Rabas de calamar

La orden de reclusión llegó cuando estaba en la pescadería del supermercado comprando boquerones. El pescadero jefe habilitó entonces un cuarto trasero, sacando fuera cajas de cartón y diversas mercaderías, precipitadamente una caja de rabas de calamar envueltas en papel de estraza, produciéndose el goteo constante de un líquido viscoso al suelo y un olor indescriptible, de esos que se alojan en la nariz indefinidamente.
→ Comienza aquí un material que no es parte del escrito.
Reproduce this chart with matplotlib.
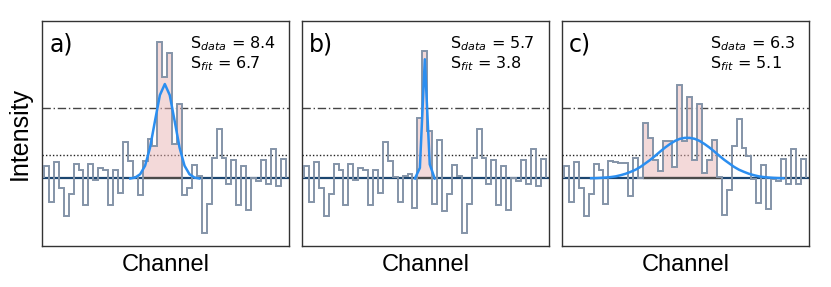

En un espacio disponible, no superior a cinco metros, puso una silla de madera y me invitó a sentarme “tan cómodamente como pueda”, me dijo sonriendo, para después asegurarme que el espacio estaba suficientemente ventilado, señalándome una abertura en el techo parecida a la que hay en el aseo de la bodega de Matías. Luego me dijo que dispondría, sin coste, de un enchufe que debería utilizar, alternativamente, para encender un flexo o para mis necesidades. “Fuesen las que fuesen”, añadió.

Su hospitalidad me resultó franca, y le di las gracias. Un par de horas más tarde le comenté que me aburría. Al poco rato, volvió de la mano de una señora que, según parece, había encontrado en la carnicería comprando un cuarto y mitad de pollo. Trajo otra silla y la colocó en el extremo opuesto de donde yo estaba, para mantener la distancia recomendad de dos metros. “¡Anda!, si todavía sobra espacio”, dijo al irse.
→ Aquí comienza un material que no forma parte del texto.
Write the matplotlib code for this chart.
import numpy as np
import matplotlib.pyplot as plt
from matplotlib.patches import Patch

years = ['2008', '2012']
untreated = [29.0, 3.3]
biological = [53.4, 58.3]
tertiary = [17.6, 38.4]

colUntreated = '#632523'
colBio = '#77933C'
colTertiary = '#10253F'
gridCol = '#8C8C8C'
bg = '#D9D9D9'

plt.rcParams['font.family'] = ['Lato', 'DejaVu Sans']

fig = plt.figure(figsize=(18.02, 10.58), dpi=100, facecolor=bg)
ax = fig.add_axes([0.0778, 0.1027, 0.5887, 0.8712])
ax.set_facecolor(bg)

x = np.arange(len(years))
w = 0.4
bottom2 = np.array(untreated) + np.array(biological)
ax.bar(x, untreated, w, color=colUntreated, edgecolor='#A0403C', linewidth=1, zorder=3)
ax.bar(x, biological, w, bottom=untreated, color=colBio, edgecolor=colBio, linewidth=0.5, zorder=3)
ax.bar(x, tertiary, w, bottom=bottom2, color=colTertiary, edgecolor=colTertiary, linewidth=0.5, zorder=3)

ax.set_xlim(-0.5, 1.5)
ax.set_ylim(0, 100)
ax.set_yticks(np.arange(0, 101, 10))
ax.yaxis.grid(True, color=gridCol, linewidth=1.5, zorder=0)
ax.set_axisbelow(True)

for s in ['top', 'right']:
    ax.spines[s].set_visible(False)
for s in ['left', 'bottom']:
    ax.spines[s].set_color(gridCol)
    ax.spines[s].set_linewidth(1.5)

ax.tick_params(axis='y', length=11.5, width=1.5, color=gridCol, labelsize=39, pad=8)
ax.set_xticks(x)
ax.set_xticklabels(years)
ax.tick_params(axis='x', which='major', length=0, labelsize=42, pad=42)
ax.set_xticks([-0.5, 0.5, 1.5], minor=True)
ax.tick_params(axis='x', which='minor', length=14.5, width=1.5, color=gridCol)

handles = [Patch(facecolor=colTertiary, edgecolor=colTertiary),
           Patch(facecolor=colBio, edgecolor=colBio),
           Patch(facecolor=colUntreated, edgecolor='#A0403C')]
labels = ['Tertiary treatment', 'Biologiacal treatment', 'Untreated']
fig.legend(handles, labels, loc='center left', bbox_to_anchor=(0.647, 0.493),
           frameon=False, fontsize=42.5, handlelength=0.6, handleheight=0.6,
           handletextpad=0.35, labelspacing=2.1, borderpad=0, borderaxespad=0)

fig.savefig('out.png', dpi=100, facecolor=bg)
De esto hace ya más de un mes. No he podido hablar con mi santa, porque en este sótano no hay cobertura y el encargado pescadero no me deja salir después de haberme preguntado a lo que me dedicaba y responderle yo que a mis labores. “Eso no es una actividad esencial, por ahora no puede usted salir”, afirmó sin darme oportunidad de responderle.

Una de las veces en las que venía a traernos la comida le he comentado que a mí también me gustaría aplaudir a nuestros sanitarios, como todo el mundo. Me ha traído una escalera plegable, por la que asegura se puede llegar al techo y, por tanto, al respiradero.
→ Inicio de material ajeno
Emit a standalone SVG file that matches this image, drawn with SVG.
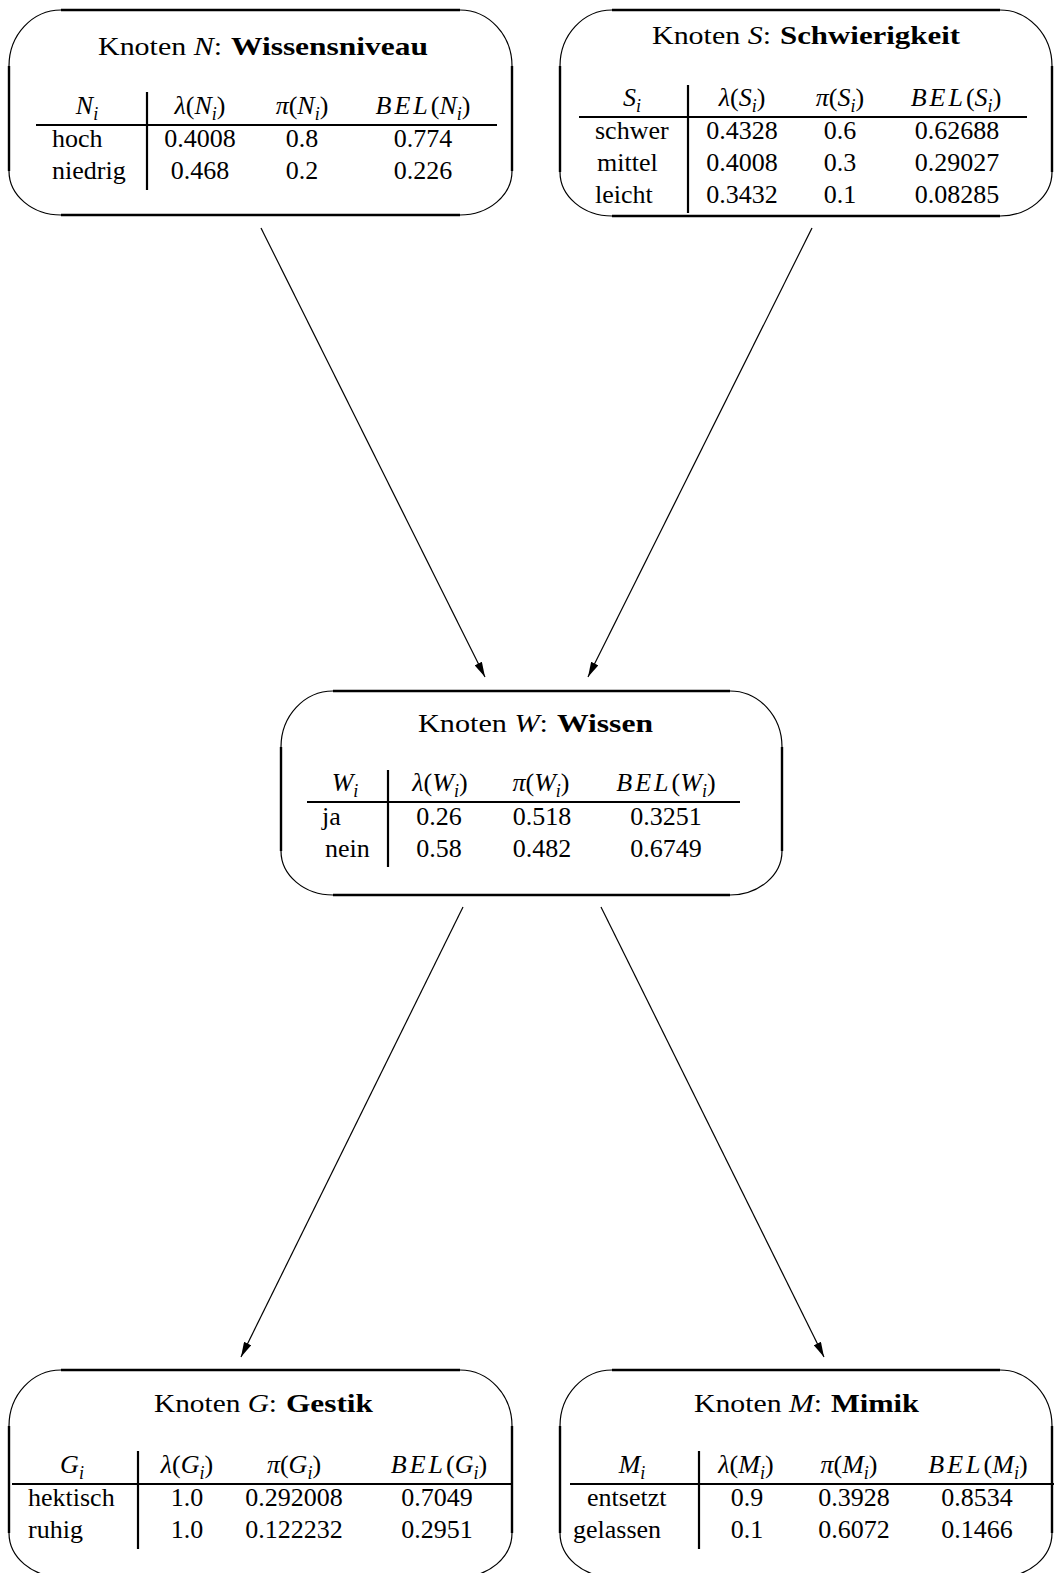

La relación con la señora no va mal, pero tampoco avanza. De hecho todavía no sé ni cómo se llama. Se pasa todo el día sentada en la silla haciendo punto y, cuando para, saca una libreta, me mira fijamente, y toma notas. No sé lo que escribe, y mi curiosidad es cada vez mayor. He estado a punto de preguntárselo en diversas ocasiones, pero a ver cómo le dices a alguien. “oye tú, ¿qué es lo que escribes?”

Así que no le he dicho nada. Tengo miedo de que volvamos al principio, cuando ni siquiera me daba las buenas noches. Además, el día que le dije al pescadero al oído que por qué no se la llevaba, y éste me contestó que de momento no podían ubicarla en ningún sitio, ese mismo día, no me miró ni tomó notas y, después de todo es uno de los momentos mejores del día, en los que me siento realmente importante para alguien.

Esta mañana, al traernos el desayuno, me ha dicho el pescadero que ya pueden salir los que se dedican a actividades no esenciales, desde hace más de dos semans, que se le ha olvidado decírnoslo antes porque ha tenido mucho lío.

La señora ha guardado las agujas y el ovillo y ha cruzado los brazos en señal de espera, pero, yo pienso poner una demanda al establecimiento por deficiente gestión de recursos; y una penal por desórdenes psicológicos, con el agravante de afectación aguda del sentido olfativo originada por rabas de calamar en estado de descomposición. Por mucho que ellos se empeñen en decirme que eran frescas.